Lorsque les Klaxons se sont arrêtés il y a quatre ou cinq ans, je ne voulais plus rien avoir affaire avec le groupe, les chansons ou l'émotion procurée pendant cette période qui a constitué dix ans de ma vie. Je pense avoir eu un trouble de stress post traumatique : c’était fantastique, nous avons connu des moments incroyables mais nous étions sous pression. Maintenant, je suis quelqu'un d'autre, heureux. Je suis fier de ce que nous avons créé, y compris notre amitié. Sur scène, je joue donc d'anciens morceaux. D’ailleurs, lors du premier concert de la tournée, j’appréhendais. Finalement c’était incroyable. Dès les premières notes, les gens chantaient les paroles de “Golden Skans”. C'était tellement touchant de voir les gens heureux. Je continuerai à jouer et faire des tournées, c’est un bonheur pour moi comme pour les autres d'ailleurs, certains on peut-être connu leur premier baiser sur ces chansons ! J'aime mettre en musique ces moments dans la vie des gens.

James Righton ©Léon Prost

L’imagerie de vos clips est très soignée. Je pense à "Release Party", par exemple. Comment travaillez-vous vos visuels ?
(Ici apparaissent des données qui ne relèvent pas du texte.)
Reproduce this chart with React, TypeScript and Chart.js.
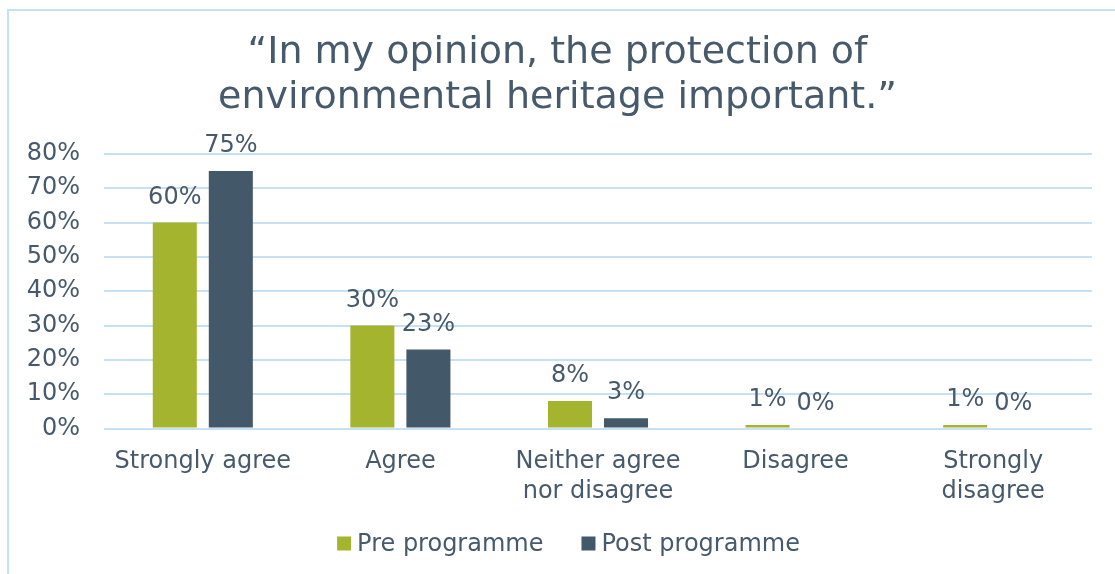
import React, { useEffect, useRef } from "react";
import { Chart, registerables } from "chart.js";

Chart.register(...registerables);

const titleLines = ["\u201CIn my opinion, the protection of", "environmental heritage important.\u201D"];
const categories: (string | string[])[] = [
  "Strongly agree",
  "Agree",
  ["Neither agree", "nor disagree"],
  "Disagree",
  ["Strongly", "disagree"],
];
const preProgramme = [60, 30, 8, 1, 1];
const postProgramme = [75, 23, 3, 0, 0];
const seriesNames = ["Pre programme", "Post programme"];
const yTicks = [0, 10, 20, 30, 40, 50, 60, 70, 80];

const TEXT = "#465A6C";
const GREEN = "#A5B42E";
const DARK = "#435868";
const GRID = "#C6E0F4";
const FONT = "'DejaVu Sans', Verdana, sans-serif";
const FS = 24;

const valueLabels = {
  id: "valueLabels",
  afterDatasetsDraw(chart: any) {
    const ctx = chart.ctx;
    ctx.save();
    ctx.font = `${FS}px ${FONT}`;
    ctx.fillStyle = TEXT;
    ctx.textAlign = "center";
    ctx.textBaseline = "middle";
    chart.data.datasets.forEach((ds: any, di: number) => {
      const meta = chart.getDatasetMeta(di);
      meta.data.forEach((bar: any, i: number) => {
        const v = ds.data[i];
        const shift = v === 0 ? -8 : 0;
        ctx.fillText(`${v}%`, bar.x + shift, bar.y - 25);
      });
    });
    ctx.restore();
  },
};

const customLegend = {
  id: "customLegend",
  afterDraw(chart: any) {
    const ctx = chart.ctx;
    ctx.save();
    ctx.font = `${FS}px ${FONT}`;
    ctx.textBaseline = "middle";
    ctx.textAlign = "left";
    const box = 14;
    const gapText = 6;
    const gapItem = 38;
    const items = chart.data.datasets.map((ds: any) => ({
      label: ds.label,
      color: ds.backgroundColor,
      w: ctx.measureText(ds.label).width,
    }));
    let total = 0;
    items.forEach((it: any, i: number) => {
      total += box + gapText + it.w + (i > 0 ? gapItem : 0);
    });
    let x = chart.width / 2 + 11 - total / 2;
    const y = chart.chartArea.bottom + 115;
    items.forEach((it: any) => {
      ctx.fillStyle = it.color;
      ctx.fillRect(x, y - box / 2, box, box);
      ctx.fillStyle = TEXT;
      ctx.fillText(it.label, x + box + gapText, y + 1);
      x += box + gapText + it.w + gapItem;
    });
    ctx.restore();
  },
};

export default function App() {
  const ref = useRef<HTMLCanvasElement | null>(null);

  useEffect(() => {
    if (!ref.current) return;
    const chart = new Chart(ref.current, {
      type: "bar",
      data: {
        labels: categories,
        datasets: [
          {
            label: seriesNames[0],
            data: preProgramme,
            backgroundColor: GREEN,
            categoryPercentage: 0.567,
            barPercentage: 0.786,
          },
          {
            label: seriesNames[1],
            data: postProgramme,
            backgroundColor: DARK,
            categoryPercentage: 0.567,
            barPercentage: 0.786,
          },
        ],
      },
      options: {
        responsive: false,
        animation: false,
        devicePixelRatio: 1,
        layout: { padding: { left: 23, right: 23, top: 0, bottom: 50.5 } },
        plugins: {
          legend: { display: false },
          tooltip: { enabled: false },
          title: {
            display: true,
            text: titleLines,
            color: TEXT,
            font: { family: FONT, size: 38, weight: "normal", lineHeight: 1.17 },
            padding: { top: 31, bottom: 34 },
          },
        },
        scales: {
          x: {
            grid: { display: false, drawTicks: false },
            border: { display: false },
            ticks: {
              color: TEXT,
              font: { family: FONT, size: FS, lineHeight: 1.25 },
              padding: 18,
              maxRotation: 0,
              autoSkip: false,
            },
            afterFit: (s: any) => {
              s.height = 95;
            },
          },
          y: {
            min: 0,
            max: 80,
            afterBuildTicks: (s: any) => {
              s.ticks = yTicks.map((v) => ({ value: v }));
            },
            grid: { color: GRID, lineWidth: 2, drawTicks: false },
            border: { display: false },
            ticks: {
              color: TEXT,
              font: { family: FONT, size: FS },
              padding: 24,
              callback: (v: any) => `${v}%`,
            },
            afterFit: (s: any) => {
              s.width = 81;
            },
          },
        },
      },
      plugins: [valueLabels, customLegend],
    });
    return () => chart.destroy();
  }, []);

  return (
    <div style={{ position: "fixed", left: 0, top: 0, width: 1115, height: 574, overflow: "hidden", background: "#fff" }}>
      <div
        style={{
          position: "absolute",
          left: 7,
          top: 9,
          width: 1200,
          height: 700,
          border: `2px solid ${GRID}`,
          boxSizing: "border-box",
        }}
      />
      <canvas ref={ref} width={1115} height={574} style={{ position: "absolute", left: 0, top: 0 }} />
    </div>
  );
}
J'ai toujours été attentif aux images. J'aime le processus de création d'un personnage sur un album. Je pense que la manière dont vous vous présentez au monde doit parfaitement s'intégrer au personnage créé. Il faut penser à ce qu'il porterait, ce qu'il mangerait, comment il se comporterait... Ces questions flottent en permanence dans mon esprit. Ce design incroyable est le fruit d'une collaboration avec le studio Soulwax. Ils sont très conceptuels, j'adore travailler avec eux.

"J’ai finalement terminé mon album mais il manquait un petit quelque chose donc j'ai demandé à Benny : 'Tu jouerais sur l'une de mes chansons ? Elle aurait besoin d'un solo de clavier...' 'Ouais ça a l’air cool', m'a-t-il dit."

Parlez-moi de votre collaboration avec Benny Andersson, membre du groupe ABBA…

C’est juste fou ! Je me pince encore [Rires]. Un ami m'a contacté pour me dire que je ferai partie du projet ABBA, je n’y croyais pas. Alors nous avons commencé à travailler ensemble, j’ai monté le groupe pour cet incroyable spectacle qui se déroule à Londres, d’ailleurs ça vaut le détour, ce n'est pas comme un simple concert. J’ai finalement terminé mon album mais il manquait un petit quelque chose donc j'ai demandé à Benny : “Tu jouerais sur l'une de mes chansons ? Elle aurait besoin d'un solo de clavier...” “Ouais ça a l’air cool”, m'a-t-il dit. Il m’a ensuite demandé de lui envoyer ma partie, et deux jours plus tard, je reçois le résultat, c'était parfait. J’étais honoré car c'est la première fois qu'il travaille sur un autre album que ceux d'ABBA. Ça m’étonne toujours autant, c’est une personne discrète et humble.

James Righton ©Léon Prost

Vous êtes en tournée en Europe en août et septembre prochain. Que réservez-vous à votre public ?

Je suis excité à l’idée de jouer sur scène ! Ce n’est pas comme n'importe quel autre concert avec mon groupe, je me sens simplement comme Jim sur scène.

James Righton part en tournée en Europe à partir du 26 août prochain. Il sera, entre autres, en Angleterre mi-septembre, au Hasard Ludique à Paris le 21 septembre, puis à Bruxelles, Cologne, Berlin et Amsterdam jusqu’à fin septembre.